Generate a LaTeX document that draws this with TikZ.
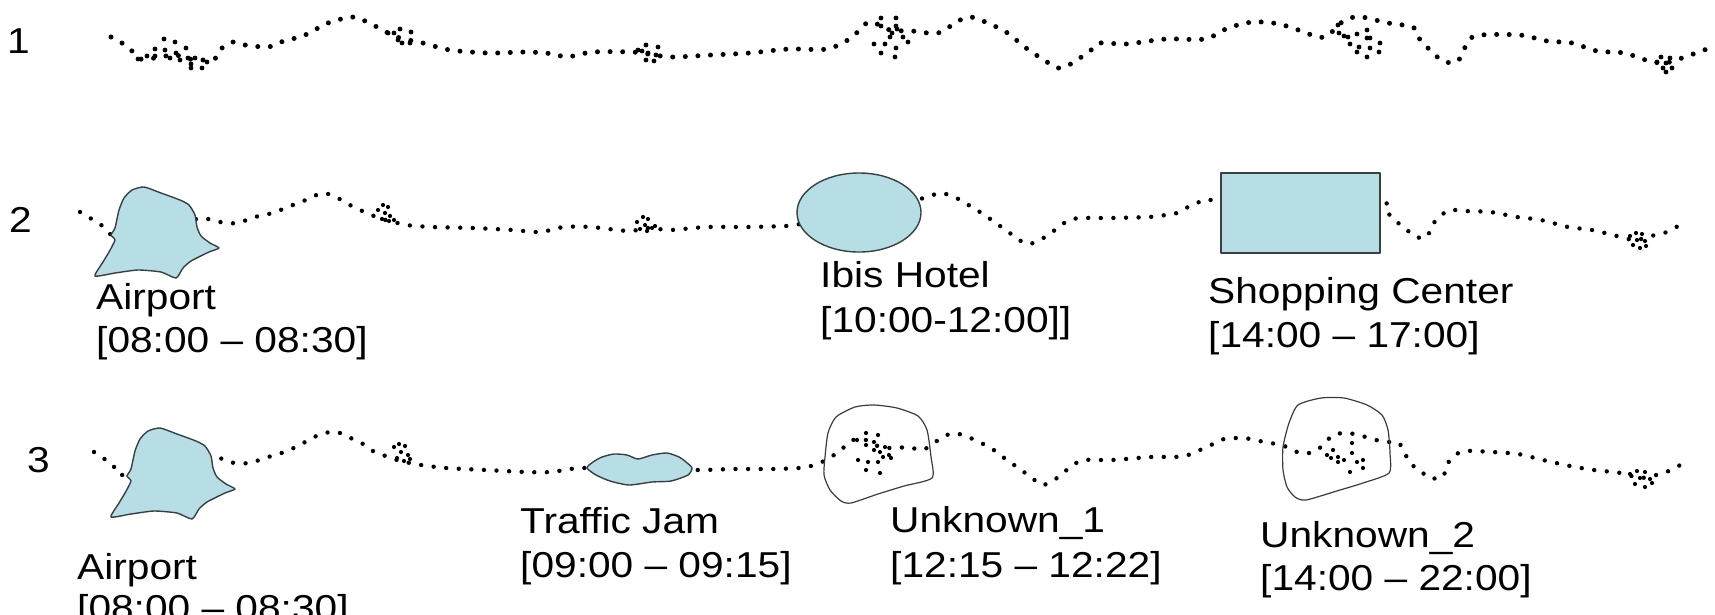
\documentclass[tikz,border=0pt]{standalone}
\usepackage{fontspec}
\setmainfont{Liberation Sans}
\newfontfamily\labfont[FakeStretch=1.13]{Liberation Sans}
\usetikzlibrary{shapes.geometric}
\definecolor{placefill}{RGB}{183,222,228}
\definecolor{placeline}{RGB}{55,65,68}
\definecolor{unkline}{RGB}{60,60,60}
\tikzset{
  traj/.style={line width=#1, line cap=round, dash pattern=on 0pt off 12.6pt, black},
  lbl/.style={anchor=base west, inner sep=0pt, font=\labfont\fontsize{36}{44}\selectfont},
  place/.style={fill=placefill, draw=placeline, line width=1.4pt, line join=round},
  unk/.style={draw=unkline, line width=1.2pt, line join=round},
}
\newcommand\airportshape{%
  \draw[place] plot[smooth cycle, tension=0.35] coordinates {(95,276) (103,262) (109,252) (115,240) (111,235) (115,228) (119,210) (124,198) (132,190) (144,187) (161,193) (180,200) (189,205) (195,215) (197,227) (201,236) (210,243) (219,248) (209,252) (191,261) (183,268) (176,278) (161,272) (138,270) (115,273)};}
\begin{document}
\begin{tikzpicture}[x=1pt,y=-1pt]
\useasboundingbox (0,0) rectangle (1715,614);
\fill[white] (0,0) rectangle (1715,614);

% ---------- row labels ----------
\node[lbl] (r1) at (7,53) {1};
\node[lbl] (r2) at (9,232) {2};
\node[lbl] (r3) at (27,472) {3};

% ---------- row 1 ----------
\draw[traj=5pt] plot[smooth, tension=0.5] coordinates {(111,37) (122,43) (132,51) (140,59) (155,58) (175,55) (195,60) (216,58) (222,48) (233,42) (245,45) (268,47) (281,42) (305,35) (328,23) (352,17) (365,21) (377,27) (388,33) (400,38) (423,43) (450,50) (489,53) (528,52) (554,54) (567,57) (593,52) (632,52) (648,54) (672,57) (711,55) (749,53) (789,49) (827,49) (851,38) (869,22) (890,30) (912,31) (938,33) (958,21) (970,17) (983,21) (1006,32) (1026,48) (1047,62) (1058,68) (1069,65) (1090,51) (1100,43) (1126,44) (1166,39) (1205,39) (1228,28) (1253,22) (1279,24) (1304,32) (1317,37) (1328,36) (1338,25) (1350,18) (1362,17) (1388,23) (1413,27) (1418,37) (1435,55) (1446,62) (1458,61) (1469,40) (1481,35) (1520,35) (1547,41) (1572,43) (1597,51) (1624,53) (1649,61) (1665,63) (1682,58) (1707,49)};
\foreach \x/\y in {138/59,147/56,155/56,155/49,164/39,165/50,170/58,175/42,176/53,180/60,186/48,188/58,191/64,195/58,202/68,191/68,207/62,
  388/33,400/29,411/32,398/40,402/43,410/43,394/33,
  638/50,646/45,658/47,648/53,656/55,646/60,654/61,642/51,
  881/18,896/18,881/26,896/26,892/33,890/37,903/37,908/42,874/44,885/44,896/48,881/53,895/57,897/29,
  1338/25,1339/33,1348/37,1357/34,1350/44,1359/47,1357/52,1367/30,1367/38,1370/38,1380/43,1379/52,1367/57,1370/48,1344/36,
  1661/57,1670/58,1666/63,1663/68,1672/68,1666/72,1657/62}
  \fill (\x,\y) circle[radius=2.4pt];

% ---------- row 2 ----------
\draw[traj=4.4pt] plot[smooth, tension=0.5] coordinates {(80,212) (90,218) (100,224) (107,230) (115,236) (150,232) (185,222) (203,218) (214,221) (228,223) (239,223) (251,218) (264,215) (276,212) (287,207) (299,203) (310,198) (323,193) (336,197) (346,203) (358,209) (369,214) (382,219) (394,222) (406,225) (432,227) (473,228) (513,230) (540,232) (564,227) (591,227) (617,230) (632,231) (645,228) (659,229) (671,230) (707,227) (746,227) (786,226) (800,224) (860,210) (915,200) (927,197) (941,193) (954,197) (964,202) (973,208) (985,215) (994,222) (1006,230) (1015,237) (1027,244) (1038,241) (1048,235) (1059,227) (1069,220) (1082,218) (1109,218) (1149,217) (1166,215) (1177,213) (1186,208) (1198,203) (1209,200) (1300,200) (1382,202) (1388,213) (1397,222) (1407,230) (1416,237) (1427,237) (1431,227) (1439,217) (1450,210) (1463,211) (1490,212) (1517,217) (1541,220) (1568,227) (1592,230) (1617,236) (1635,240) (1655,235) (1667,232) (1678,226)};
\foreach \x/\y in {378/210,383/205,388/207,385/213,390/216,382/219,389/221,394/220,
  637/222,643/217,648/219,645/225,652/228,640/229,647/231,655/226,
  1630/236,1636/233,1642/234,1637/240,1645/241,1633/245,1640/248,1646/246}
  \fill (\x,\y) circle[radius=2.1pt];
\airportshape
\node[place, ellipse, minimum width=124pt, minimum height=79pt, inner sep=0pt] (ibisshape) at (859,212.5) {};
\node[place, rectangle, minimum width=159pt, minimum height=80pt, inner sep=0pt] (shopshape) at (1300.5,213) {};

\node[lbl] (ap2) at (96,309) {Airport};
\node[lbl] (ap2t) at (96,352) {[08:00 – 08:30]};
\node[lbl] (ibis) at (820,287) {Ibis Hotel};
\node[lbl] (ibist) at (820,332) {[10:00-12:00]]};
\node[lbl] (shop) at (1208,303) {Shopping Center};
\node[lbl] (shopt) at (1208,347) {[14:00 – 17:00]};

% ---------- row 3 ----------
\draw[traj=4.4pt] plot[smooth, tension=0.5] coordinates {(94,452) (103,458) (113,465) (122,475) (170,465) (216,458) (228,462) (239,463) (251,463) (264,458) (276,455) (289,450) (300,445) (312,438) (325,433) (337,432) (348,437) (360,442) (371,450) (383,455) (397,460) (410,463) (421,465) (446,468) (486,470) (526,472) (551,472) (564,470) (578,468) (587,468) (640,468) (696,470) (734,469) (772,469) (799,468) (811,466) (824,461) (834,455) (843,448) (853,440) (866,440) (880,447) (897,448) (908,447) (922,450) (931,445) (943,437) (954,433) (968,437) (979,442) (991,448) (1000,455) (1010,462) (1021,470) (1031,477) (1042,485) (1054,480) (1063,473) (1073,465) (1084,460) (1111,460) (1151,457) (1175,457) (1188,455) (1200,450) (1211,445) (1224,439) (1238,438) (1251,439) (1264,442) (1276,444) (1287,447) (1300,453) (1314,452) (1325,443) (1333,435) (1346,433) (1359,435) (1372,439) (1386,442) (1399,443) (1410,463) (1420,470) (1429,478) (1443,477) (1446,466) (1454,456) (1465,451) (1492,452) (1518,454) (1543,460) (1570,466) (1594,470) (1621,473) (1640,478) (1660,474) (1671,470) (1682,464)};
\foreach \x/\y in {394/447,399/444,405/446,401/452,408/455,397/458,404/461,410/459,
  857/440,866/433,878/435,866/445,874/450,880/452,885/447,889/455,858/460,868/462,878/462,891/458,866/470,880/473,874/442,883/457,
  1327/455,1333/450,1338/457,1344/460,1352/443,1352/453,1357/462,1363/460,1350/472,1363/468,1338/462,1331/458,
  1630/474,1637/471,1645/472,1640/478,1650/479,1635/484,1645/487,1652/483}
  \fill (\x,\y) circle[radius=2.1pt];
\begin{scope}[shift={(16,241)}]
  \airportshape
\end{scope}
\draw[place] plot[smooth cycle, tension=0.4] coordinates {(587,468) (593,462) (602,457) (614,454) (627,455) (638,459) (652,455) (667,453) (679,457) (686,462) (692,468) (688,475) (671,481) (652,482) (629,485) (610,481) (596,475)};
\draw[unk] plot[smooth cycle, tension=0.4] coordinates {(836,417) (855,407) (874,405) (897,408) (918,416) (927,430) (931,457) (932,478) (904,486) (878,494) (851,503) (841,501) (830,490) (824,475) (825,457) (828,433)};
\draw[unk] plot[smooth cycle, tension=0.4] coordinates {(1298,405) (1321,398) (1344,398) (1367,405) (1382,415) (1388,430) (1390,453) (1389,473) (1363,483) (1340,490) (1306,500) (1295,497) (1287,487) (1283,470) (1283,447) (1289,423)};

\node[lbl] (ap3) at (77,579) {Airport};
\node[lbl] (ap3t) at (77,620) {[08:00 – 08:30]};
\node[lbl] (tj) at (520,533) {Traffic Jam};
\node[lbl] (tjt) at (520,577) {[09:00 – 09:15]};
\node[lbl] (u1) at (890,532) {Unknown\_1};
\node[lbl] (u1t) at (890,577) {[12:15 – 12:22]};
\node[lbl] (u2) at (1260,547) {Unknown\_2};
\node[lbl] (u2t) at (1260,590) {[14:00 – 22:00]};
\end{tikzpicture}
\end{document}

What to do:
Print the data above verbatim from the first line through the line holding "(r3) at (27,472)", leaving every picture out.

Finished task:
Generate a LaTeX document that draws this with TikZ.
\documentclass[tikz,border=0pt]{standalone}
\usepackage{fontspec}
\setmainfont{Liberation Sans}
\newfontfamily\labfont[FakeStretch=1.13]{Liberation Sans}
\usetikzlibrary{shapes.geometric}
\definecolor{placefill}{RGB}{183,222,228}
\definecolor{placeline}{RGB}{55,65,68}
\definecolor{unkline}{RGB}{60,60,60}
\tikzset{
  traj/.style={line width=#1, line cap=round, dash pattern=on 0pt off 12.6pt, black},
  lbl/.style={anchor=base west, inner sep=0pt, font=\labfont\fontsize{36}{44}\selectfont},
  place/.style={fill=placefill, draw=placeline, line width=1.4pt, line join=round},
  unk/.style={draw=unkline, line width=1.2pt, line join=round},
}
\newcommand\airportshape{%
  \draw[place] plot[smooth cycle, tension=0.35] coordinates {(95,276) (103,262) (109,252) (115,240) (111,235) (115,228) (119,210) (124,198) (132,190) (144,187) (161,193) (180,200) (189,205) (195,215) (197,227) (201,236) (210,243) (219,248) (209,252) (191,261) (183,268) (176,278) (161,272) (138,270) (115,273)};}
\begin{document}
\begin{tikzpicture}[x=1pt,y=-1pt]
\useasboundingbox (0,0) rectangle (1715,614);
\fill[white] (0,0) rectangle (1715,614);

% ---------- row labels ----------
\node[lbl] (r1) at (7,53) {1};
\node[lbl] (r2) at (9,232) {2};
\node[lbl] (r3) at (27,472) {3};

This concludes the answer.